DAV's national leadership described the same concern. "These are not widgets. These are human beings," DAV Executive Director Randy Reese said, calling the series of personnel actions "unprofessional acts" and warning they will reduce institutional knowledge and capability.
Republican lawmakers pressed a different emphasis: several committee Republicans said agency changes aim to reduce bureaucracy and improve services. "Veterans who are sitting in front of me right now are who I'm fighting for, not bureaucracy," Representative Mike Bost said in his opening remarks. Bost and others repeated VA leadership's assertion that the agency has reduced its workforce by "less than 1%" and emphasized commitments from VA leaders that service delivery would not be affected.
Implementation and oversight questions: Multiple members said they have sought, but not yet received, detailed lists showing which positions were affected and whether those jobs were mission-critical. Senator Jerry Moran said the committees requested information broken down by location and occupation and that VA told lawmakers none of the impacted employees were in mission-critical positions, but he and other members said they are still waiting for documentation of exemptions and the process used.
DAV and other witnesses said they have heard pervasive confusion on the ground. Joy Elam, DAV legislative director, and other DAV leaders told lawmakers they are seeing staffing shortages and delays—particularly in processing PACT Act-related claims and specialized community-based services. "We're collaborating a lot, but we're not getting any information we really need," Jim Marsilek of DAV said about mandated engagements under the PACT Act.

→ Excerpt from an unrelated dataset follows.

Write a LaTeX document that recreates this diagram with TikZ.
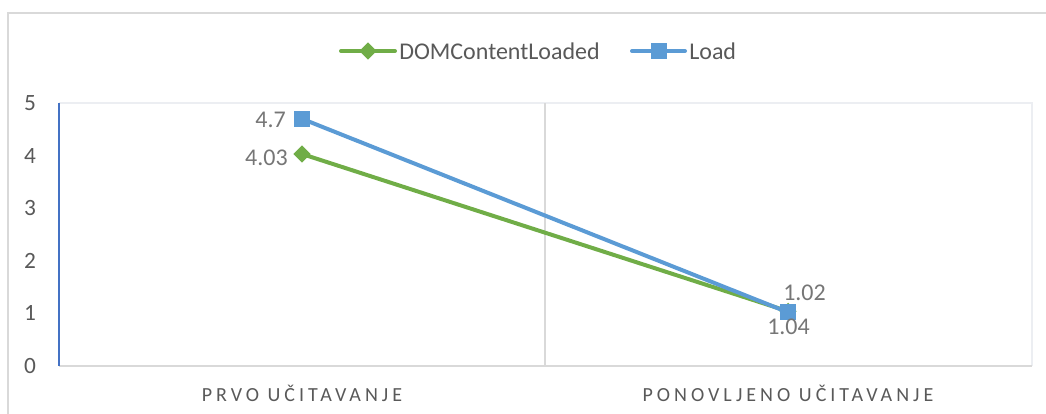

Numbers cited at the hearing: lawmakers and witnesses referenced several figures during testimony: VA's total workforce of roughly 400,000; a cited shortfall of about 40,000 VA staff the agency told Congress it needs to serve demand; a claim that VA's reductions amount to "less than 1%" of the workforce; and figures tied to PACT Act implementation—statements at the hearing said the PACT Act made about 3.5 million veterans eligible and that about 2 million claims had been processed since enactment. Witnesses also repeated that the DAV-connected caregiver program had connected over 1,400 caregivers to resources since October 2023.

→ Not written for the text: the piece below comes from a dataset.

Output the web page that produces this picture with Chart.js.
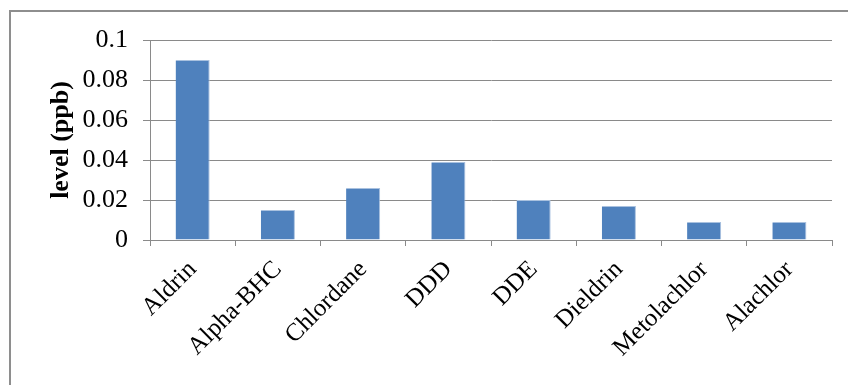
<!DOCTYPE html>
<html>
<head>
<meta charset="utf-8">
<script src="https://cdn.jsdelivr.net/npm/chart.js@4/dist/chart.umd.min.js"></script>
<style>
  html, body { margin: 0; padding: 0; background: #ffffff; }
  body { width: 848px; height: 385px; position: relative; overflow: hidden; }
  #frame {
    position: absolute; left: 9px; top: 10px; width: 900px; height: 420px;
    border-left: 2px solid #8e8e8e; border-top: 2px solid #8e8e8e;
    box-sizing: border-box;
  }
  #chart { position: absolute; left: 0; top: 0; }
</style>
</head>
<body>
<div id="frame"></div>
<canvas id="chart" width="848" height="385"></canvas>
<script>
// Pesticide residue levels
const categories = ['Aldrin', 'Alpha-BHC', 'Chlordane', 'DDD', 'DDE', 'Dieldrin', 'Metolachlor', 'Alachlor'];
const levels = [0.09, 0.015, 0.026, 0.039, 0.02, 0.017, 0.009, 0.009];
const yTicks = [0, 0.02, 0.04, 0.06, 0.08, 0.1];
const yTitle = 'level (ppb)';

const gridColor = '#8a8a8a';
const serif = "'Liberation Serif', 'Times New Roman', Times, serif";

new Chart(document.getElementById('chart'), {
  type: 'bar',
  data: {
    labels: categories,
    datasets: [{
      data: levels,
      backgroundColor: '#4f81bd',
      borderColor: '#a9c1df',
      borderWidth: { top: 1, right: 1, left: 0, bottom: 0 },
      barPercentage: 0.4,
      categoryPercentage: 1.0
    }]
  },
  options: {
    responsive: false,
    animation: false,
    devicePixelRatio: 1,
    layout: { padding: { top: 40, right: 16, bottom: 0, left: 0 } },
    plugins: { legend: { display: false }, tooltip: { enabled: false } },
    scales: {
      x: {
        offset: true,
        grid: { display: true, drawOnChartArea: false, drawTicks: true, tickLength: 6, color: gridColor, offset: true },
        border: { display: true, color: gridColor, width: 1 },
        ticks: {
          color: '#000',
          font: { family: serif, size: 25 },
          minRotation: 45, maxRotation: 45,
          padding: 9,
          autoSkip: false
        },
        afterFit: (s) => { s.height = 145; }
      },
      y: {
        min: 0, max: 0.1,
        afterBuildTicks: (s) => { s.ticks = yTicks.map(v => ({ value: v })); },
        grid: { color: gridColor, tickLength: 7, lineWidth: 1 },
        border: { display: true, color: gridColor, width: 1 },
        ticks: {
          color: '#000',
          font: { family: serif, size: 26 },
          padding: 15,
          callback: (v) => String(v)
        },
        title: {
          display: true,
          text: yTitle,
          color: '#000',
          font: { family: serif, size: 26, weight: 'bold' },
          padding: { top: 46, bottom: 0 }
        },
        afterFit: (s) => { s.width = 150; }
      }
    }
  }
});
</script>
</body>
</html>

Veteran-service organization responses and proposals: Witnesses from DAV, AMVETS, VVA and others urged Congress to press VA for transparency and to hold the agency accountable for service levels. DAV said it was preparing its own statement on the terminations and urged VA to provide clearer information about exemptions and the implementation process. AMVETS and other groups called for reforms to ensure that workforce changes do not result in reduced access or degraded outcomes.
Lawmakers' next steps: Committee members asked VA for specific, traceable data—names or position categories, duties, location and whether the role was mission-critical—to assess operational impacts. Several lawmakers asked witnesses to bring examples of individual mission-critical positions they believe were affected so Congress can pursue targeted oversight.
Context and limits: Much of the hearing focused on oversight and information demands rather than on legislative votes. Committee leaders emphasized the committee's role in ensuring veterans receive care and said they would pursue further follow-up with VA leadership. Witnesses and lawmakers repeatedly warned against using veterans or veteran employees as "political pawns" while also urging transparency about what changes mean for service delivery.
The committee scheduled further panels and invited DAV and other VSOs to provide additional evidence of service impacts and specific personnel cases the committee should review. The hearing record includes repeated requests from lawmakers for VA to provide the requested details and to confirm whether any mission-critical gaps exist as the agency pursues workforce changes.